Improving radiotherapy for people with cancer that has spread to the brain

Our researchers in Spain have made a potentially lifesaving discovery of a new drug that could be used to make radiotherapy work for patients whose cancer is currently resistant to the treatment. And their work has also led to a clinical study for a blood test that could help doctors identify patients with brain cancer who will benefit the most from radiotherapy.

We are very excited about the findings of this study and specifically the drug we have found. We really hope that what we have discovered will lead to a new way to personalise the use of radiotherapy that maximises the benefits for each patient.

Dr Manuel Valiente CNIO, Spain

When cancer progresses, it often spreads to the brain, where it becomes much more difficult to treat.

In patients with solid tumours such as lung cancer, breast cancer or melanoma, it eventually spreads to the central nervous system in 20-40% of cases. Unfortunately, most patients pass away within 12 months of finding out this has happened.

Radiotherapy is considered the gold standard treatment for tumours that have spread to the brain from elsewhere in the body, but in many cases, these tumours are resistant to treatment. Understanding why this resistance to radiotherapy occurs and how to prevent it would help patients get access to better, more effective treatments that could improve survival of people with advanced cancers.

Researchers at the Spanish National Cancer Research Centre (CNIO), led by Dr Manuel Valiente, have uncovered how cancer cells that have spread to the brain are able to resist the effects of radiotherapy. The study reveals a new biomarker that could be detected in a simple blood test to indicate whether a patient will respond to radiotherapy.

The researchers also discovered a specific type of drug, called a RAGE inhibitor, which can enter the brain and reverse the resistance to radiotherapy. 

Combining the blood test with the new drug could help personalise radiotherapy by identifying people who would benefit from the drug prior to treatment.

Clinical studies are now being started by the team to validate their findings in people. This discovery wouldn’t be possible without Worldwide Cancer Research’s generous and supportive ‘Curestarters’ – donors who help start new cures for cancer – like a woman from Glasgow who raised over £6000 for Dr Manuel Valiente’s research project.

Just two months after losing her daughter, Cathrin, to an aggressive form of breast cancer in May 2020, Anne Logue and her family walked 200km around their hometown, Paisley.

Cathrin received chemotherapy, radiotherapy, had a mastectomy, and was offered a new drug as part of a clinical trial. But whilst the drug was treating the cancer in her chest, an onset of new symptoms were not side effects of the drug, but in fact three tumours in her brain, and in May 2020, Cathrin passed away. Anne said:

“My family and I are overjoyed to hear of the success of Dr Manuel Valiente’s research project, however, the news is bittersweet. Not only is this exactly the kind of research that could maybe have helped Cathrin, but the success is also being announced just weeks before the second anniversary of her death. But life must go on – especially in cancer research – and on behalf of all Cathrin’s family, I applaud Manuel Valientes work. It’s so important that people continue to donate to cancer research so that projects like this one can continue."

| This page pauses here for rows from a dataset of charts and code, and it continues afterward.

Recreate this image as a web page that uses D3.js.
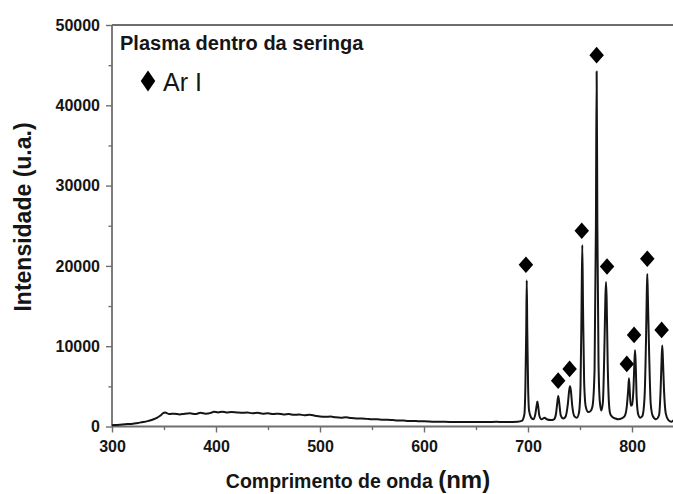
<!DOCTYPE html>
<html><head><meta charset="utf-8">
<script src="https://cdn.jsdelivr.net/npm/d3@7"></script>
<style>
html,body{margin:0;padding:0;background:#fff;}
svg{display:block;font-family:"Liberation Sans",Arial,sans-serif;}
</style></head>
<body>
<svg id="chart" width="673" height="494"></svg>
<script>
// ---- data ----
const xTicks = [300, 400, 500, 600, 700, 800];
const yTicks = [0, 10000, 20000, 30000, 40000, 50000];
const wavelength = [300,305,310,315,320,325,330,335,340,344,347,349,351,355,360,365,370,375,380,385,390,395,398,402,406,410,415,420,425,430,435,440,445,450,455,460,465,470,475,480,485,490,495,500,505,510,515,520,525,530,535,540,545,550,555,560,565,570,575,580,585,590,595,600,610,620,630,640,650,660,670,675,680,690,694,696.5,697.5,698.3,698.8,699.3,700.1,701,703,705,707,708.3,709,709.7,711,713,716,718,722,725,726.8,728.2,729.1,730,731.5,734,736,738.3,739.6,740.4,741.2,742.6,744.5,747,749,750.5,751.5,752.2,752.9,754,755.5,758,760,762,764,765.3,766,766.7,767.8,769,770.5,772,773.5,774.4,775,775.6,776.6,777.8,779,781,784,787,790,793,795,796.3,797.1,797.8,798.8,800,801.5,802.3,802.9,803.5,804.5,806,808,810,812,813.5,814.2,814.7,815.2,816.5,818,820,823,826,827.5,828.5,829.1,829.7,830.8,832.5,835,838,840];
const intensity  = [150,200,250,300,350,450,550,700,900,1150,1400,1650,1750,1550,1600,1500,1600,1650,1550,1700,1600,1700,1850,1750,1850,1750,1800,1750,1700,1750,1650,1700,1600,1650,1550,1600,1500,1550,1450,1500,1400,1450,1350,1250,1200,1250,1150,1100,1150,1050,1000,1000,950,900,900,850,850,800,750,750,700,700,650,650,600,600,550,550,550,550,600,550,550,600,700,1500,5000,12000,18200,12000,5000,2000,1100,900,1500,2600,3100,2600,1300,900,1100,900,800,900,1500,3000,3800,3000,1400,1000,1200,2800,4500,5000,4500,2500,1300,1100,1700,5000,15000,22600,15000,5500,2500,1800,1900,2500,7000,25000,44200,25000,8000,3200,2000,3000,10000,16000,18000,16000,8000,3000,1600,1200,1000,900,1000,1300,2500,4500,6000,4500,2600,2700,5000,8000,9500,8000,3500,1500,1100,1300,3500,11000,16500,19000,16500,9000,2800,1300,900,1400,4500,8500,10100,8500,4500,1600,800,600,800];
const lineNm = [698, 729, 740, 751.7, 766, 776, 795, 802, 814.7, 828.5];
const lineMark = [20140, 5710, 7170, 24380, 46240, 19930, 7790, 11410, 20890, 12030];
const titleText = "Plasma dentro da seringa";
const legendText = "Ar I";

// ---- layout ----
const svg = d3.select("#chart");
const x = d3.scaleLinear().domain([300, 800]).range([112, 632]);
const y = d3.scaleLinear().domain([0, 50000]).range([426.5, 25]);
const axisColor = "#6e6e6e";
const ink = "#151515";

svg.append("defs").append("clipPath").attr("id","plotclip")
  .append("rect").attr("x",112).attr("y",0).attr("width",561).attr("height",430);

// frame top
svg.append("line").attr("x1",x(300)).attr("x2",x(900)).attr("y1",y(50000)).attr("y2",y(50000))
  .attr("stroke",axisColor).attr("stroke-width",1.8);

// minor ticks
const gx = svg.append("g").attr("transform",`translate(0,${y(0)})`);
gx.call(d3.axisBottom(x).tickValues(d3.range(350, 850, 100)).tickSize(3.5).tickFormat(""));
const gy = svg.append("g").attr("transform",`translate(${x(300)},0)`);
gy.call(d3.axisLeft(y).tickValues(d3.range(5000, 50000, 10000)).tickSize(3.5).tickFormat(""));
// major ticks
const gx2 = svg.append("g").attr("transform",`translate(0,${y(0)})`);
gx2.call(d3.axisBottom(x).tickValues(xTicks).tickSize(6).tickPadding(8).tickFormat(d3.format("d")));
const gy2 = svg.append("g").attr("transform",`translate(${x(300)},0)`);
gy2.call(d3.axisLeft(y).tickValues(yTicks).tickSize(6).tickPadding(6).tickFormat(d3.format("d")));

svg.selectAll(".domain").attr("stroke",axisColor).attr("stroke-width",1.8);
svg.selectAll(".tick line").attr("stroke",axisColor).attr("stroke-width",1.4);
svg.selectAll(".tick text").attr("fill",ink).attr("font-size",16).attr("font-weight","bold");
gx.select(".domain").remove(); gy.select(".domain").remove();
gx2.select(".domain").attr("d",`M${x(300)},0H673`);
gy2.select(".domain").attr("d",`M0,${y(0)}V${y(50000)}`);

// spectrum
const pts = wavelength.map((w,i)=>[w, intensity[i]]);
svg.append("path").datum(pts)
  .attr("clip-path","url(#plotclip)")
  .attr("fill","none").attr("stroke",ink).attr("stroke-width",2).attr("stroke-linejoin","round")
  .attr("d", d3.line().x(d=>x(d[0])).y(d=>y(d[1])).curve(d3.curveMonotoneX));

// diamonds
const diamondType = {
  draw(ctx, size) {
    const r = Math.sqrt(size) / 2;
    ctx.moveTo(0, -r * 1.15); ctx.lineTo(r, 0); ctx.lineTo(0, r * 1.15); ctx.lineTo(-r, 0); ctx.closePath();
  }
};
const diamond = d3.symbol().type(diamondType).size(210);
svg.append("g").selectAll("path").data(lineNm).join("path")
  .attr("transform",(d,i)=>`translate(${x(d)},${y(lineMark[i])})`)
  .attr("d", diamond).attr("fill","#000");

// title & legend
svg.append("text").attr("x",120).attr("y",50).attr("font-size",20).attr("font-weight","bold")
  .attr("fill",ink).text(titleText);
svg.append("path").attr("transform","translate(148,81) scale(1,1.25)").attr("d",diamond).attr("fill","#000");
svg.append("text").attr("x",163).attr("y",91).attr("font-size",25).attr("fill",ink).text(legendText);

// axis titles
svg.append("text").attr("transform","translate(31,217) rotate(-90)").attr("text-anchor","middle")
  .attr("font-size",23).attr("font-weight","bold").attr("fill",ink).text("Intensidade (u.a.)");
const xt = svg.append("text").attr("x",358).attr("y",488).attr("text-anchor","middle")
  .attr("font-weight","bold").attr("fill",ink);
xt.append("tspan").attr("font-size",19.5).text("Comprimento de onda ");
xt.append("tspan").attr("font-size",24).text("(nm)");
</script>
</body></html>
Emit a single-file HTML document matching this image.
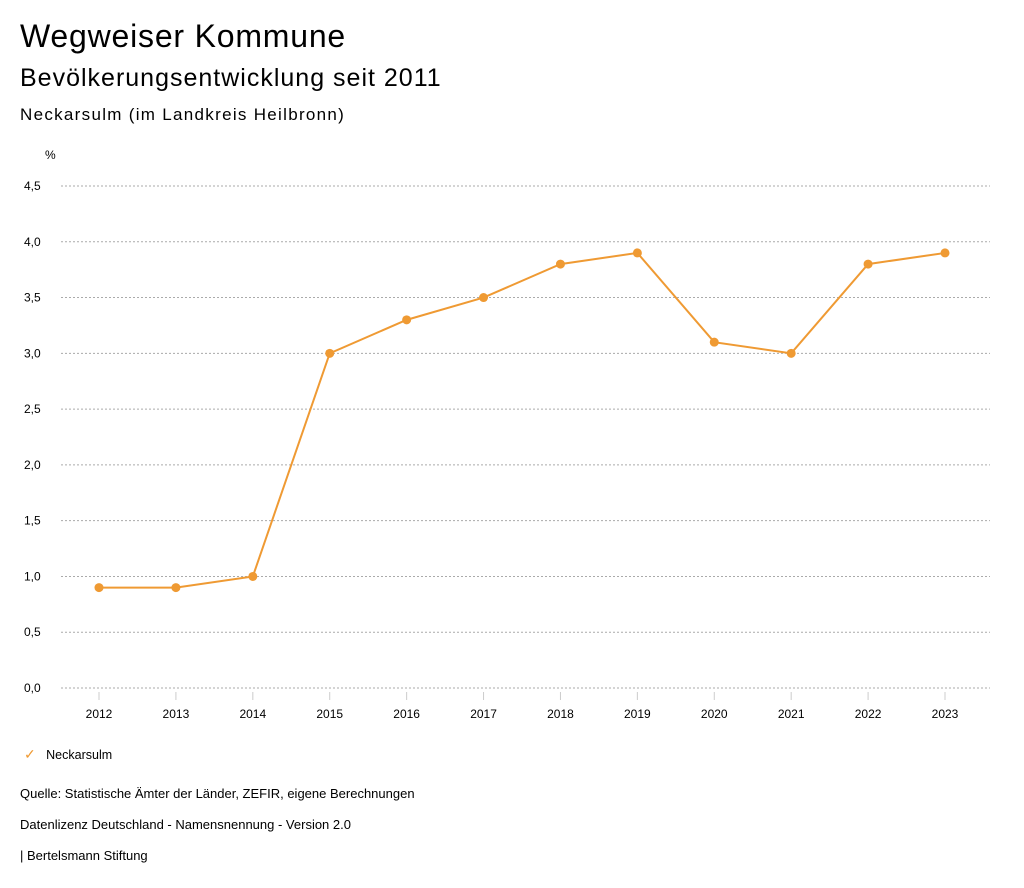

Finding new ways to personalise cancer treatments is an exciting area of research that could lead to the start of new cancer cures. Once cancer has spread to other parts of the body, it is much harder to treat, and cancer that has spread to the brain presents a particularly difficult challenge. Dr Valiente’s findings show that a new diagnostic test and even a new treatment for patients with brain metastasis is on the horizon.